‘This Isn’t Ready for Prime Time’: Brain Scans Predict Which Criminals Are More Likely to Reoffend
March 27th, 2013Via: Nature:
In a twist that evokes the dystopian science fiction of writer Philip K. Dick, neuroscientists have found a way to predict whether convicted felons are likely to commit crimes again from looking at their brain scans. Convicts showing low activity in a brain region associated with decision-making and action are more likely to be arrested again, and sooner.
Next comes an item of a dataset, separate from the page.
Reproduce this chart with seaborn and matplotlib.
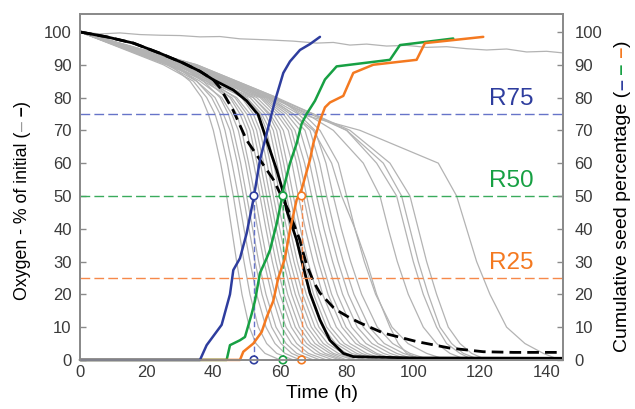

Kent Kiehl, a neuroscientist at the non-profit Mind Research Network in Albuquerque, New Mexico, and his collaborators studied a group of 96 male prisoners just before their release. The researchers used functional magnetic resonance imaging (fMRI) to scan the prisoners’ brains during computer tasks in which subjects had to make quick decisions and inhibit impulsive reactions.
…
There is growing interest in using neuroimaging to predict specific behaviour, says Tor Wager, a neuroscientist at the University of Colorado in Boulder. He says that studies such as this one, which tie brain imaging to concrete clinical outcomes, “provide a new and so far very promising way” to find patterns of brain activity that have broader implications for society.
But the authors themselves stress that much more work is needed to prove that the technique is reliable and consistent, and that it is likely to flag only the truly high-risk felons and leave the low-risk ones alone. “This isn’t ready for prime time,” says Kiehl.
Wager adds that the part of the ACC examined in this study “is one of the most frequently activated areas in the human brain across all kinds of tasks and psychological states”. Low ACC activity could have a variety of causes — impulsivity, caffeine use, vascular health, low motivation or better neural efficiency — and not all of these are necessarily related to criminal behaviour.